The board made 16 recommendations to improve safety, most of which applied to the refinery and Cenovus. They included creating safeguards to prevent explosions in its fluid catalytic cracking unit and developing a program to ensure the mechanical integrity of slide valves. Cole said the company is committed to incorporating all recommendations, but Cenovus didn’t provide specific timelines for implementing them.
Superior Mayor Jim Paine said he’s working with the Superior Fire Department to ensure the recommendations are implemented to the city’s satisfaction.
“And that we understand fully all of the new safety protocols and procedures, especially in the event of any incident, which we hope won’t happen,” Paine said. “But we need to be prepared anyways.”
In 2018, more than 2,500 residents in the city of 27,000 evacuated over fears that hydrofluoric acid may be released. The highly toxic chemical is used at the refinery to produce high-octane gasoline, and can cause severe burns and lung damage. The company said the tank has operated safely for 60 years and never spilled during the incident. City leaders in Duluth and Superior called on former owner Husky Energy to remove the chemical from its operations, but officials said it was necessary to make the refinery economically viable.
As the refinery restarts, Cole said the company implemented safety upgrades to the hydrofluoric acid or HF unit.
“The new HF storage tank and rapid acid transfer system is there now, which can transfer HF out of the unit within minutes to an independent secure handling tank in the event of an emergency situation,” Cole said.
Other safety upgrades include seven remote-control water cannons, continuous video surveillance and the use of color-changing paint to detect any potential release.
The refinery also has a new control system to enhance safety during shutdowns, new training materials and simulators to cover a range of operating conditions. In addition, changes include a new power and distribution center, state-of-the-art slide valves and advanced instrumentation to monitor operations in the fluid catalytic cracking unit.
Paine said he’s hoping that restarting the refinery signals a return to normal.
“I’m hopeful that not only is the refinery reopening safer than it ever has been before, but that all the economic impacts of the refinery can now resume,” Paine said.
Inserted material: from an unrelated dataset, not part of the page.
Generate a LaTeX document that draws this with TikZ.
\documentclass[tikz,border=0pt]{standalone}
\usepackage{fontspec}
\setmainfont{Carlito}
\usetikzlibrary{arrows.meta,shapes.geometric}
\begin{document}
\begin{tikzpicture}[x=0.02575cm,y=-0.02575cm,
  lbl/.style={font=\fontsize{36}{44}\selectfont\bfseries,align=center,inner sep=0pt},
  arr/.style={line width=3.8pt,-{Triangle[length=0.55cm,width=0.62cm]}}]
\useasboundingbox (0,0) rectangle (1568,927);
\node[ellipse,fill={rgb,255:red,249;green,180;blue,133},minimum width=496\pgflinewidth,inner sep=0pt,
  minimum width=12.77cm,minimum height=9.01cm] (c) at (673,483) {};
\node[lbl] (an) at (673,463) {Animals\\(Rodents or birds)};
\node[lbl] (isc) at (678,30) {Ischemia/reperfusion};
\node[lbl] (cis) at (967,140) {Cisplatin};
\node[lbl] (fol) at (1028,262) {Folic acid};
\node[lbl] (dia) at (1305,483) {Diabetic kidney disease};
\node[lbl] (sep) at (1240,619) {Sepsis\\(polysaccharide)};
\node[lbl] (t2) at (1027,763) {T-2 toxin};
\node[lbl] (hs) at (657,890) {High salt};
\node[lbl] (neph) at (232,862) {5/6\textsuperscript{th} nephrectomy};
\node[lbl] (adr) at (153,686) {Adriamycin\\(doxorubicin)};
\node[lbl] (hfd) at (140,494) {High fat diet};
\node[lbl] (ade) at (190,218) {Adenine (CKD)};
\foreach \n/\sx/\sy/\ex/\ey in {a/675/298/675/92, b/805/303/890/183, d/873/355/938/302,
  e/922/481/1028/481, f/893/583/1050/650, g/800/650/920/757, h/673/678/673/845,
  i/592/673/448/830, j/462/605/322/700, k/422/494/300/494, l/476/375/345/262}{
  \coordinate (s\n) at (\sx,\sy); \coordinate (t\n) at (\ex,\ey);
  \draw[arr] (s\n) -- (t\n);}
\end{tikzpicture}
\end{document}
The refinery will have an annual payroll of about $30 million and contribute $2.2 million in property taxes. The company also spends around $48 million each year on contractors and vendors. Cole said thousands of contractors worked on the project over the last five years.
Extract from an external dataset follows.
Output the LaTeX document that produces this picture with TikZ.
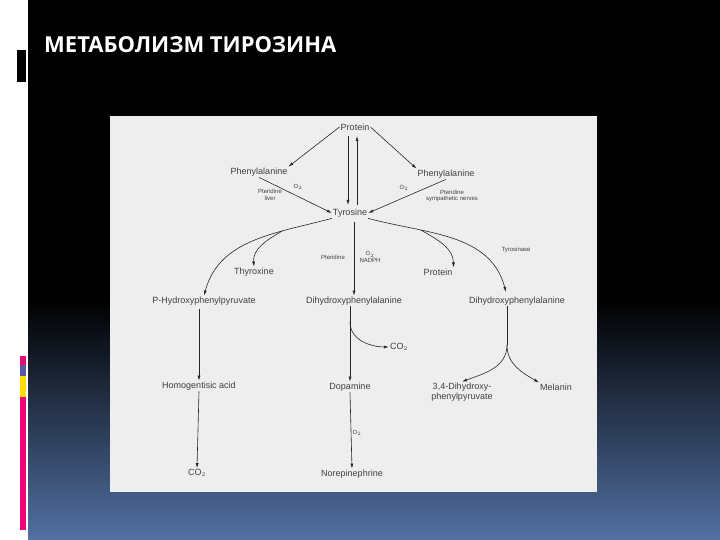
\documentclass[tikz,border=0pt]{standalone}
\usepackage{fontspec}
\setmainfont{Liberation Sans}
\newfontfamily\titlefont{Open Sans}
\usetikzlibrary{arrows.meta}
\definecolor{slideblue}{RGB}{82,112,162}
\definecolor{panel}{RGB}{238,238,238}
\begin{document}
\begin{tikzpicture}[x=1pt,y=-1pt,
  lbl/.style={font=\fontsize{9}{10}\selectfont,text=black!75,inner sep=1pt},
  sm/.style={font=\fontsize{6}{6.5}\selectfont,text=black!75,inner sep=1pt,align=center},
  arr/.style={-{Latex[length=5pt,width=3pt]},line width=0.6pt,black!85}]
\useasboundingbox (0,0) rectangle (720,540);
\fill[black] (0,0) rectangle (720,300);
\shade[top color=black,bottom color=slideblue] (0,300) rectangle (720,540);
\fill[white] (0,0) rectangle (28,540);
\fill[black] (17,50) rectangle (26,82);
\fill[magenta!80!red] (20,356) rectangle (26,365);
\fill[gray!70!blue] (20,365) rectangle (26,376);
\fill[yellow!80!orange] (20,376) rectangle (26,397);
\fill[magenta!80!red] (20,397) rectangle (26,530);
\node[anchor=west,text=white,font=\titlefont\bfseries\fontsize{22}{24}\selectfont,inner sep=0pt] (title) at (44,45) {МЕТАБОЛИЗМ ТИРОЗИНА};
\fill[panel] (110,116) rectangle (597,492);
% nodes
\node[lbl] (prot) at (355,127) {Protein};
\node[lbl] (pheL) at (259,172) {Phenylalanine};
\node[lbl] (pheR) at (446,174) {Phenylalanine};
\node[lbl] (tyr) at (350,213) {Tyrosine};
\node[sm] (ptl) at (270,195) {Pteridine\\liver};
\node[sm] (o2l) at (298,187) {O$_2$};
\node[sm] (o2r) at (404,188) {O$_2$};
\node[sm] (ptr) at (452,196) {Pteridine\\sympathetic nerves};
\node[lbl] (thy) at (254,272) {Thyroxine};
\node[lbl] (protR) at (438,272) {Protein};
\node[sm] (tyrase) at (516,250) {Tyrosinase};
\node[sm] (ptc) at (333,257) {Pteridine};
\node[sm] (o2n) at (370,257) {O$_2$\\NADPH};
\node[lbl] (php) at (204,301) {P-Hydroxyphenylpyruvate};
\node[lbl] (dopa) at (354,301) {Dihydroxyphenylalanine};
\node[lbl] (dopaR) at (517,301) {Dihydroxyphenylalanine};
\node[lbl] (co2m) at (399,347) {CO$_2$};
\node[lbl] (hga) at (199,386) {Homogentisic acid};
\node[lbl] (dopm) at (350,387) {Dopamine};
\node[lbl,align=center] (dhpp) at (462,392) {3,4-Dihydroxy-\\phenylpyruvate};
\node[lbl] (mel) at (556,387) {Melanin};
\node[sm] (o2b) at (357,433) {O$_2$};
\node[lbl] (co2b) at (197,473) {CO$_2$};
\node[lbl] (nor) at (352,474) {Norepinephrine};
\coordinate (dm) at (350,322);
\coordinate (sp) at (507,345);
% arrows
\draw[arr] (prot.west) -- (pheL.north east);
\draw[arr] (prot.east) -- (pheR.north west);
\draw[arr] (348,136) -- (348,205);
\draw[arr] (357,205) -- (357,136);
\draw[arr] (pheL.south) -- (tyr.west);
\draw[arr] (pheR.south) -- (tyr.east);
\draw[arr] (tyr.south west) to[out=195,in=75] coordinate[pos=0.3] (tl) (php.north);
\draw[arr] (tl) to[out=210,in=95] (thy.north);
\draw[arr] (354,222) -- (dopa.north);
\draw[arr] (tyr.south east) to[out=-15,in=105] coordinate[pos=0.3] (tr) (506,292);
\draw[arr] (tr) to[out=-30,in=90] (protR.north east);
\draw[arr] (199,309) -- (hga.north);
\draw[arr] (hga.south) -- (co2b.north);
\draw[arr] (dopa.south -| dopm) -- (dopm.north);
\draw[arr] (dm) to[out=-90,in=180] (co2m.west);
\draw[arr] (dopm.south) -- (nor.north);
\draw[line width=0.6pt,black!85] (dopaR.south -| sp) -- (sp);
\draw[arr] (sp) to[out=-90,in=20] (dhpp.north);
\draw[arr] (sp) to[out=-90,in=150] (mel.north west);
\end{tikzpicture}
\end{document}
The facility is still preparing units for making finished products before full operations resume. The refinery typically produces gasoline, diesel and asphalt with a capacity of roughly 50,000 barrels per day.
Around 350 employees will now work at the refinery, which previously employed around 200 workers year-round. Cole said the additional workforce will ensure “adequate” coverage to comply with more protocols and procedures at the plant in the wake of the explosion.
The blast prompted multiple lawsuits against the refinery. In December, contract workers injured in the explosion reached a settlement with the company. In 2021, residents reached a roughly $1 million settlement agreement as part of a federal class-action lawsuit for lost wages and lodging due to the evacuation. An amended settlement was also reached with the state and federal government to offset emissions from the explosion.
Moving forward, Paine said the city is turning its attention from the refinery to the threat of toxic chemicals moved by rail.
“Superior has a lot of rail infrastructure. It is not as safe as it needs to be,” Paine said.
Paine said the East Palestine train derailment highlighted risks to communities nationwide. Roughly half the Ohio community’s population was evacuated when authorities ignited vinyl chloride to prevent an explosion. Residents have suffered from headaches or other health problems since.
In 1992, authorities evacuated around 50,000 people when a train derailment in Superior caused nearly 22,000 gallons of toxic compounds, including benzene, to spill into the Nemadji River.